● **RECORDS TO PROCESS**:
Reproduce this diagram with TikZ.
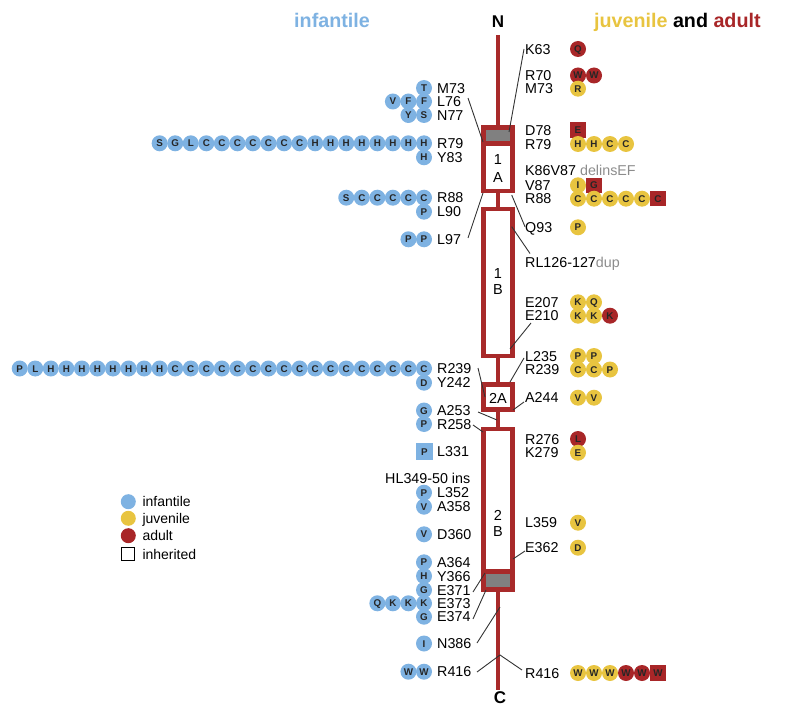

==

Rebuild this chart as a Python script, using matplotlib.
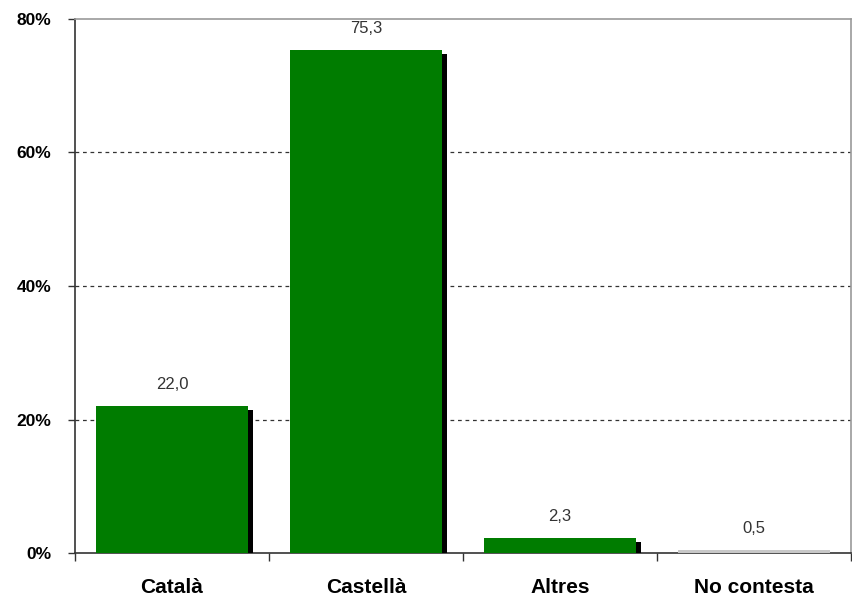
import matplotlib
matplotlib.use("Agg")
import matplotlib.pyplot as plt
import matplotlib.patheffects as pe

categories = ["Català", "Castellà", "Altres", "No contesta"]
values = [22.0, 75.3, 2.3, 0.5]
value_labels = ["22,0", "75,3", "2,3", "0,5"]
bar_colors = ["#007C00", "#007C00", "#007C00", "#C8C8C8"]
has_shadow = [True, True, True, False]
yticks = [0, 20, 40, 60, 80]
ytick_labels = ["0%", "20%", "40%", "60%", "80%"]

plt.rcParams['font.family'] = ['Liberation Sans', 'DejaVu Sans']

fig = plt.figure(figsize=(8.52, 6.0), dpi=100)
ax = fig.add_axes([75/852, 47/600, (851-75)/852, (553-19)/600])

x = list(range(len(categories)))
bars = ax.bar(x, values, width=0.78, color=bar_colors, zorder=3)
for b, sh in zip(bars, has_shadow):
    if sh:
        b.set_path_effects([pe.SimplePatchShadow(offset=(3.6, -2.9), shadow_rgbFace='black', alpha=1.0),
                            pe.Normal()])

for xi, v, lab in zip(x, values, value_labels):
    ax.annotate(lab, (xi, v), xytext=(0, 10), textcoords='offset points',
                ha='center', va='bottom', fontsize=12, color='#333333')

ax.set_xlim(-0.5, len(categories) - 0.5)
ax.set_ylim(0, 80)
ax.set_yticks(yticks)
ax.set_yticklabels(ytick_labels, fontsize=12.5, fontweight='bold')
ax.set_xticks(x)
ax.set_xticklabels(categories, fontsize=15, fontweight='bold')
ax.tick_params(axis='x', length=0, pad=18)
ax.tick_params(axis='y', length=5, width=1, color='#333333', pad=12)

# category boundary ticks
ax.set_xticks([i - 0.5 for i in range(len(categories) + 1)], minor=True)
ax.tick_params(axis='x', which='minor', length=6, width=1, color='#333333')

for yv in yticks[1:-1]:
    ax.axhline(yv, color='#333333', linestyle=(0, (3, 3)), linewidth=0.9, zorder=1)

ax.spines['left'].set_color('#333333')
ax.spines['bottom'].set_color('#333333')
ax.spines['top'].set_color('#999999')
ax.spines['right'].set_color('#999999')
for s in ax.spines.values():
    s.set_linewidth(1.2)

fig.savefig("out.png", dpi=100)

...

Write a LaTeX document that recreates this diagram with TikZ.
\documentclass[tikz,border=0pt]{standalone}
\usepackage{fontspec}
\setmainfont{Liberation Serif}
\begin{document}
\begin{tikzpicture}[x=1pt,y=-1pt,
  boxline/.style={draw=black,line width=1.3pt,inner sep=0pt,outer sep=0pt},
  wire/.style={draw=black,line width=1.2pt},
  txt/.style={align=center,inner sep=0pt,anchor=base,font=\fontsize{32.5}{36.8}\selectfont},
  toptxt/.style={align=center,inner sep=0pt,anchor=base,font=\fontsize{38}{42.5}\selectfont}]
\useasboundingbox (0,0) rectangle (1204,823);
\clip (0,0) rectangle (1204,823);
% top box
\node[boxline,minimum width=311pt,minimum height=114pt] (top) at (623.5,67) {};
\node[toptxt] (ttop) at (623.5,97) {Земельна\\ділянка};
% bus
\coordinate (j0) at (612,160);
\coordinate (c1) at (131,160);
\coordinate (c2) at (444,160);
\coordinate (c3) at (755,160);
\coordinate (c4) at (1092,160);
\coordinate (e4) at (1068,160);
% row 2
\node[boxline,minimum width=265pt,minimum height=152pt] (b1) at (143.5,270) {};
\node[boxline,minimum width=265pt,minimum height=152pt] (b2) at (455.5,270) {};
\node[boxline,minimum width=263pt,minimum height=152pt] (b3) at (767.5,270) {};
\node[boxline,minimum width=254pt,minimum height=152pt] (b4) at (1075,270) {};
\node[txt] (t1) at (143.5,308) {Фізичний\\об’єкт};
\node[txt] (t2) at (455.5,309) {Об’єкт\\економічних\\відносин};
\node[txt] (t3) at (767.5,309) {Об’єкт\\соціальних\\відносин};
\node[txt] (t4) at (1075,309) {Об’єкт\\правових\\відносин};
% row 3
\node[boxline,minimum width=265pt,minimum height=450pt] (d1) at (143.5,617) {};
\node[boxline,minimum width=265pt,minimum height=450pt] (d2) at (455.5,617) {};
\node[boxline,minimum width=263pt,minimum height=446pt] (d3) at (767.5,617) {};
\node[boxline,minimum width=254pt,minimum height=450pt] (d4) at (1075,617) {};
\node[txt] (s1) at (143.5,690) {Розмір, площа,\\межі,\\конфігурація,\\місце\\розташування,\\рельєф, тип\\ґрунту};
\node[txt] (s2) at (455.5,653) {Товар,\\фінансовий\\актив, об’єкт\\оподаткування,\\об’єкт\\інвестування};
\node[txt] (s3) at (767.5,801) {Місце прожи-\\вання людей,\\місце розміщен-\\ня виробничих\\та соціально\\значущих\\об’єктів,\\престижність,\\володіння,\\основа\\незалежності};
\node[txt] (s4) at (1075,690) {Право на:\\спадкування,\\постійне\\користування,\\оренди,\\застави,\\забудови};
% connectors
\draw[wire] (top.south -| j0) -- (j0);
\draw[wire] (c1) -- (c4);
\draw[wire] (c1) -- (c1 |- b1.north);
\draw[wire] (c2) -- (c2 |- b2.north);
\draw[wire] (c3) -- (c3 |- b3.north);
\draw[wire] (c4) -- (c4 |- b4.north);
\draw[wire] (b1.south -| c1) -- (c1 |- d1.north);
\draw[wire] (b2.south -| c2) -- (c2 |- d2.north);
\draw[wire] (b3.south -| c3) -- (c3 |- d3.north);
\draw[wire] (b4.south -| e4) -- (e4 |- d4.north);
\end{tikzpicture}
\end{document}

● **WRITTEN PROBLEM**:
Copy exactly the stretch of lines from the one containing "Rebuild this chart" through the one containing "plt.rcParams['font.family'] = ['Liberation", both included. Leave out any pictures.

● **SOLUTION TO THIS PROBLEM**:
Rebuild this chart as a Python script, using matplotlib.
import matplotlib
matplotlib.use("Agg")
import matplotlib.pyplot as plt
import matplotlib.patheffects as pe

categories = ["Català", "Castellà", "Altres", "No contesta"]
values = [22.0, 75.3, 2.3, 0.5]
value_labels = ["22,0", "75,3", "2,3", "0,5"]
bar_colors = ["#007C00", "#007C00", "#007C00", "#C8C8C8"]
has_shadow = [True, True, True, False]
yticks = [0, 20, 40, 60, 80]
ytick_labels = ["0%", "20%", "40%", "60%", "80%"]

plt.rcParams['font.family'] = ['Liberation Sans', 'DejaVu Sans']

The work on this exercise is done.